═══ Dataset extract ═══

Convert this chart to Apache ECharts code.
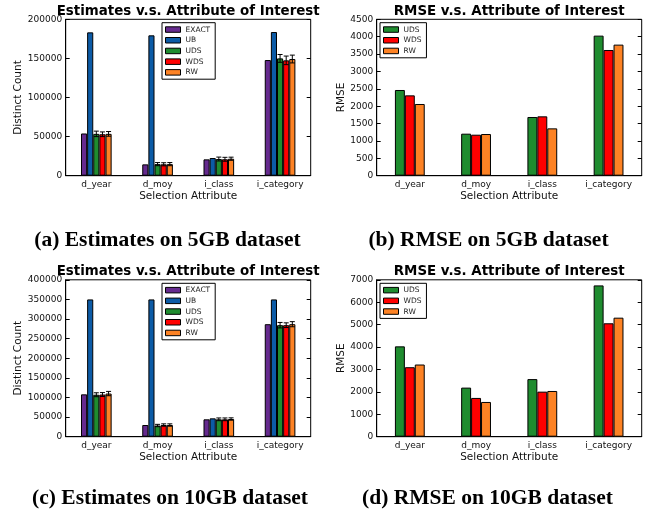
<!DOCTYPE html>
<html><head><meta charset="utf-8">
<script src="https://cdn.jsdelivr.net/npm/echarts@6/dist/echarts.min.js"></script>
<style>html,body{margin:0;padding:0;background:#fff}#c{width:650px;height:512px}</style>
</head><body><div id="c"></div>
<script>
const categories = ['d_year', 'd_moy', 'i_class', 'i_category'];

// (a) Estimates on 5GB
const est5Exact = [54000, 14500, 20900, 147900];
const est5UB    = [183300, 179500, 22600, 183700];
const est5UDS   = [53500, 14800, 21300, 150000];
const est5WDS   = [53000, 14600, 21000, 147500];
const est5RW    = [53500, 14800, 21700, 149200];
const est5UDSErr = [3500, 2000, 2500, 5000];
const est5WDSErr = [3000, 2000, 2500, 5500];
const est5RWErr  = [3000, 2000, 2000, 5000];

// (b) RMSE on 5GB
const rmse5UDS = [2466, 1209, 1689, 4030];
const rmse5WDS = [2312, 1180, 1708, 3617];
const rmse5RW  = [2063, 1199, 1362, 3771];

// (c) Estimates on 10GB
const est10Exact = [108000, 29800, 44300, 286800];
const est10UB    = [350000, 350000, 46800, 350000];
const est10UDS   = [107000, 28500, 44300, 284300];
const est10WDS   = [107500, 29800, 44300, 284300];
const est10RW    = [110000, 29800, 45100, 286800];
const est10UDSErr = [5000, 3000, 3500, 7000];
const est10WDSErr = [5000, 3000, 3500, 6000];
const est10RWErr  = [5500, 3000, 3000, 6500];

// (d) RMSE on 10GB
const rmse10UDS = [4030, 2190, 2570, 6750];
const rmse10WDS = [3100, 1730, 2010, 5060];
const rmse10RW  = [3220, 1550, 2040, 5310];

const estTicks5 = {min: 0, max: 200000, interval: 50000};
const estTicks10 = {min: 0, max: 400000, interval: 50000};
const rmseTicks5 = {min: 0, max: 4500, interval: 500};
const rmseTicks10 = {min: 0, max: 7000, interval: 1000};

const colors = {EXACT: '#652a8e', UB: '#0c5ba6', UDS: '#1f8c2f', WDS: '#ff0000', RW: '#fd8224'};
const FONT = 'DejaVu Sans';

const grids = [
  {left: 65.7, top: 19.3, width: 245, height: 156.4},
  {left: 376.7, top: 19.3, width: 265, height: 156.4},
  {left: 65.7, top: 279.8, width: 245, height: 156.9},
  {left: 376.7, top: 279.8, width: 265, height: 156.9}
];
const yNames = ['Distinct Count', 'RMSE', 'Distinct Count', 'RMSE'];
const yTicks = [estTicks5, rmseTicks5, estTicks10, rmseTicks10];
const yNameGaps = [37.5, 27.5, 37.5, 27.5];

const xAxes = [], yAxes = [], series = [];
grids.forEach((g, p) => {
  xAxes.push({
    type: 'category', gridIndex: p, data: categories, position: 'bottom',
    axisLine: {lineStyle: {color: '#000', width: 1}},
    axisTick: {inside: true, alignWithLabel: true, length: 4, lineStyle: {color: '#000'}},
    axisLabel: {color: '#111', fontFamily: FONT, fontSize: 9, margin: 4},
    name: 'Selection Attribute', nameLocation: 'middle', nameGap: 15,
    nameTextStyle: {color: '#111', fontFamily: FONT, fontSize: 10.5}
  });
  xAxes.push({
    type: 'category', gridIndex: p, data: categories, position: 'top',
    axisLine: {show: false},
    axisTick: {inside: true, alignWithLabel: true, length: 4, lineStyle: {color: '#000'}},
    axisLabel: {show: false}
  });
  yAxes.push(Object.assign({
    type: 'value', gridIndex: p, position: 'left',
    axisLine: {show: true, lineStyle: {color: '#000', width: 1}},
    axisTick: {show: true, inside: true, length: 4, lineStyle: {color: '#000'}},
    axisLabel: {color: '#111', fontFamily: FONT, fontSize: 9, margin: 3.5, formatter: v => String(v)},
    splitLine: {show: false},
    name: yNames[p], nameLocation: 'middle', nameGap: yNameGaps[p],
    nameTextStyle: {color: '#111', fontFamily: FONT, fontSize: 10.5}
  }, yTicks[p]));
  yAxes.push(Object.assign({
    type: 'value', gridIndex: p, position: 'right',
    axisLine: {show: false},
    axisTick: {show: true, inside: true, length: 4, lineStyle: {color: '#000'}},
    axisLabel: {show: false}, splitLine: {show: false}
  }, yTicks[p]));
});

function addBars(p, names, datas, frac) {
  names.forEach((n, k) => {
    series.push({
      type: 'bar', name: n, xAxisIndex: 2 * p, yAxisIndex: 2 * p,
      data: datas[k], barWidth: frac * 100 + '%', barGap: '0%',
      itemStyle: {color: colors[n], borderColor: '#000', borderWidth: 1},
      emphasis: {disabled: true}, animation: false, z: 2
    });
  });
}
function addErr(p, k, n, frac, vals, errs) {
  series.push({
    type: 'custom', name: 'err' + p + k, xAxisIndex: 2 * p, yAxisIndex: 2 * p,
    data: vals.map((v, i) => [i, v, errs[i]]),
    encode: {x: 0, y: 1}, z: 5, animation: false, silent: true,
    renderItem: (params, api) => {
      const ci = api.value(0), v = api.value(1), e = api.value(2);
      const band = api.size([1, 0])[0];
      const off = (k - (n - 1) / 2) * band * frac;
      const hi = api.coord([ci, v + e]);
      const lo = api.coord([ci, v - e]);
      const x = hi[0] + off;
      const cw = 2.5;
      const st = {stroke: '#000', lineWidth: 1};
      return {type: 'group', children: [
        {type: 'line', shape: {x1: x, y1: hi[1], x2: x, y2: lo[1]}, style: st},
        {type: 'line', shape: {x1: x - cw, y1: hi[1], x2: x + cw, y2: hi[1]}, style: st},
        {type: 'line', shape: {x1: x - cw, y1: lo[1], x2: x + cw, y2: lo[1]}, style: st}
      ]};
    }
  });
}

addBars(0, ['EXACT', 'UB', 'UDS', 'WDS', 'RW'], [est5Exact, est5UB, est5UDS, est5WDS, est5RW], 0.1);
addErr(0, 2, 5, 0.1, est5UDS, est5UDSErr);
addErr(0, 3, 5, 0.1, est5WDS, est5WDSErr);
addErr(0, 4, 5, 0.1, est5RW, est5RWErr);
addBars(1, ['UDS', 'WDS', 'RW'], [rmse5UDS, rmse5WDS, rmse5RW], 0.15);
addBars(2, ['EXACT', 'UB', 'UDS', 'WDS', 'RW'], [est10Exact, est10UB, est10UDS, est10WDS, est10RW], 0.1);
addErr(2, 2, 5, 0.1, est10UDS, est10UDSErr);
addErr(2, 3, 5, 0.1, est10WDS, est10WDSErr);
addErr(2, 4, 5, 0.1, est10RW, est10RWErr);
addBars(3, ['UDS', 'WDS', 'RW'], [rmse10UDS, rmse10WDS, rmse10RW], 0.15);

function legend(left, top, names) {
  return {
    left: left, top: top, orient: 'vertical', data: names, icon: 'rect',
    itemWidth: 15, itemHeight: 5.5, itemGap: 1,
    padding: [2, 5, 2, 3],
    borderColor: '#000', borderWidth: 1, backgroundColor: '#fff',
    itemStyle: {borderColor: '#000', borderWidth: 1},
    textStyle: {fontFamily: FONT, fontSize: 7.5, color: '#222', lineHeight: 9.7},
    selectedMode: false
  };
}

const titleFont = 'bold 13.4px "DejaVu Sans"';
const capFont = 'bold 21.5px "Liberation Serif"';
function txt(x, y, text, font) {
  return {type: 'text', x: x, y: y, z: 10,
    style: {text: text, font: font, fill: '#000', textAlign: 'center', textVerticalAlign: 'middle'}};
}

const chart = echarts.init(document.getElementById('c'), null, {renderer: 'canvas'});
chart.setOption({
  animation: false,
  backgroundColor: '#fff',
  grid: grids.map(g => Object.assign({show: true, borderColor: '#000', borderWidth: 1, containLabel: false}, g)),
  xAxis: xAxes,
  yAxis: yAxes,
  legend: [
    legend(162, 22.7, ['EXACT', 'UB', 'UDS', 'WDS', 'RW']),
    legend(380, 22.7, ['UDS', 'WDS', 'RW']),
    legend(162, 283.3, ['EXACT', 'UB', 'UDS', 'WDS', 'RW']),
    legend(380, 283.3, ['UDS', 'WDS', 'RW'])
  ],
  series: series,
  graphic: [
    txt(188.2, 11.5, 'Estimates v.s. Attribute of Interest', titleFont),
    txt(509.2, 11.5, 'RMSE v.s. Attribute of Interest', titleFont),
    txt(188.2, 271.5, 'Estimates v.s. Attribute of Interest', titleFont),
    txt(509.2, 271.5, 'RMSE v.s. Attribute of Interest', titleFont),
    txt(167.5, 240, '(a) Estimates on 5GB dataset', capFont),
    txt(488.5, 240, '(b) RMSE on 5GB dataset', capFont),
    txt(170, 498, '(c) Estimates on 10GB dataset', capFont),
    txt(487.5, 498, '(d) RMSE on 10GB dataset', capFont)
  ]
});
</script>
</body></html>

═══

From the first line above to the line containing "const yNameGaps = [37.5, 27.5, 37.5, 27.5];", repeat each line exactly. Pictures stay out.

=== Result below ===
Convert this chart to Apache ECharts code.
<!DOCTYPE html>
<html><head><meta charset="utf-8">
<script src="https://cdn.jsdelivr.net/npm/echarts@6/dist/echarts.min.js"></script>
<style>html,body{margin:0;padding:0;background:#fff}#c{width:650px;height:512px}</style>
</head><body><div id="c"></div>
<script>
const categories = ['d_year', 'd_moy', 'i_class', 'i_category'];

// (a) Estimates on 5GB
const est5Exact = [54000, 14500, 20900, 147900];
const est5UB    = [183300, 179500, 22600, 183700];
const est5UDS   = [53500, 14800, 21300, 150000];
const est5WDS   = [53000, 14600, 21000, 147500];
const est5RW    = [53500, 14800, 21700, 149200];
const est5UDSErr = [3500, 2000, 2500, 5000];
const est5WDSErr = [3000, 2000, 2500, 5500];
const est5RWErr  = [3000, 2000, 2000, 5000];

// (b) RMSE on 5GB
const rmse5UDS = [2466, 1209, 1689, 4030];
const rmse5WDS = [2312, 1180, 1708, 3617];
const rmse5RW  = [2063, 1199, 1362, 3771];

// (c) Estimates on 10GB
const est10Exact = [108000, 29800, 44300, 286800];
const est10UB    = [350000, 350000, 46800, 350000];
const est10UDS   = [107000, 28500, 44300, 284300];
const est10WDS   = [107500, 29800, 44300, 284300];
const est10RW    = [110000, 29800, 45100, 286800];
const est10UDSErr = [5000, 3000, 3500, 7000];
const est10WDSErr = [5000, 3000, 3500, 6000];
const est10RWErr  = [5500, 3000, 3000, 6500];

// (d) RMSE on 10GB
const rmse10UDS = [4030, 2190, 2570, 6750];
const rmse10WDS = [3100, 1730, 2010, 5060];
const rmse10RW  = [3220, 1550, 2040, 5310];

const estTicks5 = {min: 0, max: 200000, interval: 50000};
const estTicks10 = {min: 0, max: 400000, interval: 50000};
const rmseTicks5 = {min: 0, max: 4500, interval: 500};
const rmseTicks10 = {min: 0, max: 7000, interval: 1000};

const colors = {EXACT: '#652a8e', UB: '#0c5ba6', UDS: '#1f8c2f', WDS: '#ff0000', RW: '#fd8224'};
const FONT = 'DejaVu Sans';

const grids = [
  {left: 65.7, top: 19.3, width: 245, height: 156.4},
  {left: 376.7, top: 19.3, width: 265, height: 156.4},
  {left: 65.7, top: 279.8, width: 245, height: 156.9},
  {left: 376.7, top: 279.8, width: 265, height: 156.9}
];
const yNames = ['Distinct Count', 'RMSE', 'Distinct Count', 'RMSE'];
const yTicks = [estTicks5, rmseTicks5, estTicks10, rmseTicks10];
const yNameGaps = [37.5, 27.5, 37.5, 27.5];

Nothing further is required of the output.